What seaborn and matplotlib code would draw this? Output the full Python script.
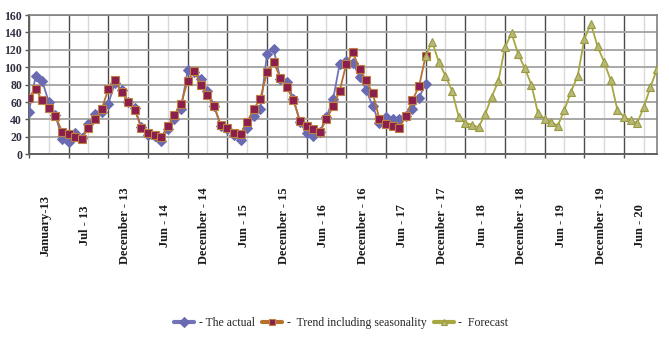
import numpy as np
import pandas as pd
import matplotlib
matplotlib.use("Agg")
import matplotlib.pyplot as plt
import seaborn as sns

# ---- data ----
actual = [49, 90, 84, 60, 45, 18, 14, 25, 19, 35,
          46, 49, 58, 82, 74, 60, 53, 31, 22, 21,
          15, 29, 41, 52, 97, 95, 87, 73, 56, 32,
          29, 22, 16, 30, 44, 52, 115, 121, 87, 83,
          64, 37, 24, 21, 26, 43, 63, 104, 107, 105,
          89, 74, 55, 36, 43, 41, 41, 44, 52, 65,
          81]
trend = [65, 75, 62, 53, 44, 26, 23, 20, 18, 30,
         40, 52, 75, 85, 72, 60, 51, 30, 25, 22,
         20, 32, 45, 58, 84, 96, 80, 68, 55, 34,
         30, 25, 23, 37, 52, 64, 94, 106, 88, 77,
         62, 38, 32, 29, 26, 40, 55, 73, 104, 117,
         98, 85, 70, 41, 35, 32, 30, 44, 62, 78,
         113]
forecast = [113, 129, 106, 90, 73, 43, 36, 34, 31, 46,
            66, 84, 123, 139, 115, 99, 80, 47, 41, 37,
            33, 51, 72, 90, 132, 150, 124, 106, 85, 51,
            43, 39, 36, 54, 77, 98]
forecast_start = 60
tick_labels = ["January-13", "Jul - 13", "December - 13", "Jun - 14",
               "December - 14", "Jun - 15", "December - 15", "Jun - 16",
               "December - 16", "Jun - 17", "December - 17", "Jun - 18",
               "December - 18", "Jun - 19", "December - 19", "Jun - 20"]
series_names = ["- The actual", "-  Trend including seasonality", "-  Forecast"]

df_a = pd.DataFrame({"month": np.arange(len(actual)), "value": actual})
df_t = pd.DataFrame({"month": np.arange(len(trend)), "value": trend})
df_f = pd.DataFrame({"month": np.arange(len(forecast)) + forecast_start, "value": forecast})

sns.set_theme(style="white")
plt.rcParams["font.family"] = ["Liberation Serif", "DejaVu Serif"]

fig = plt.figure(figsize=(6.69, 3.40), dpi=100)
ax = fig.add_axes([29 / 669, 1 - 154.3 / 340, 628 / 669, 139.3 / 340])

sns.lineplot(data=df_a, x="month", y="value", ax=ax, color="#7272B8", linewidth=1.3,
             marker="D", markersize=5, markerfacecolor="#6A6AB2", markeredgecolor="#6A6AB2",
             label=series_names[0], zorder=3)
sns.lineplot(data=df_t, x="month", y="value", ax=ax, color="#B8702E", linewidth=1.3,
             marker="s", markersize=5.5, markerfacecolor="#8A1E4E", markeredgecolor="#C08040",
             markeredgewidth=0.8, label=series_names[1], zorder=4)
sns.lineplot(data=df_f, x="month", y="value", ax=ax, color="#A8A840", linewidth=1.3,
             marker="^", markersize=6, markerfacecolor="#B8B878", markeredgecolor="#9A9A40",
             markeredgewidth=0.8, label=series_names[2], zorder=5)

n_months = len(actual) + len(forecast) - 1
ax.set_xlim(0, n_months - 1)
ax.set_ylim(0, 160)
ax.set_yticks(np.arange(0, 161, 20))
ax.set_xticks(np.arange(0, n_months, 6))
ax.set_xticks(np.arange(0, n_months, 3), minor=True)
ax.set_xticklabels([])
ax.set_xlabel("")
ax.set_ylabel("")

ax.grid(which="minor", axis="x", color="#D8D8D8", linewidth=1.0, zorder=0)
ax.grid(which="major", axis="x", color="#4A4A4A", linewidth=1.0, zorder=1)
ax.grid(which="major", axis="y", color="#A8A8A8", linewidth=1.4, zorder=1)
ax.set_axisbelow(True)

ax.tick_params(axis="x", which="major", direction="out", length=3, width=1, color="#555555", bottom=True)
ax.tick_params(axis="x", which="minor", length=0)
ax.tick_params(axis="y", which="major", direction="out", length=3, width=1, color="#555555",
               left=True, pad=2, labelsize=8.5, labelcolor="#303040")
for lab in ax.get_yticklabels():
    lab.set_fontweight("bold")

for side in ["left", "bottom"]:
    ax.spines[side].set_color("#606060")
    ax.spines[side].set_linewidth(1.4)
for side in ["top", "right"]:
    ax.spines[side].set_color("#808080")
    ax.spines[side].set_linewidth(1.2)

tr = ax.get_xaxis_transform()
for k, lab in enumerate(tick_labels):
    ax.text(6 * k + 2.5, -0.51, lab, transform=tr, rotation=90, ha="center", va="center",
            fontsize=9, fontweight="bold", color="#1a1a1a")

handles, labels = ax.get_legend_handles_labels()
ax.get_legend().remove()
leg = fig.legend(handles, labels, loc="center", bbox_to_anchor=(0.51, 0.05), ncol=3,
                 frameon=False, fontsize=8.5, handlelength=1.7, handletextpad=0.4,
                 columnspacing=0.6)
for line in leg.get_lines():
    line.set_linewidth(3)
    line.set_markersize(5)

fig.savefig("out.png", dpi=100)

● Do this:
Reproduce the material above exactly, first line through the line that contains "import seaborn as sns", minus the pictures.

● Expected output:
What seaborn and matplotlib code would draw this? Output the full Python script.
import numpy as np
import pandas as pd
import matplotlib
matplotlib.use("Agg")
import matplotlib.pyplot as plt
import seaborn as sns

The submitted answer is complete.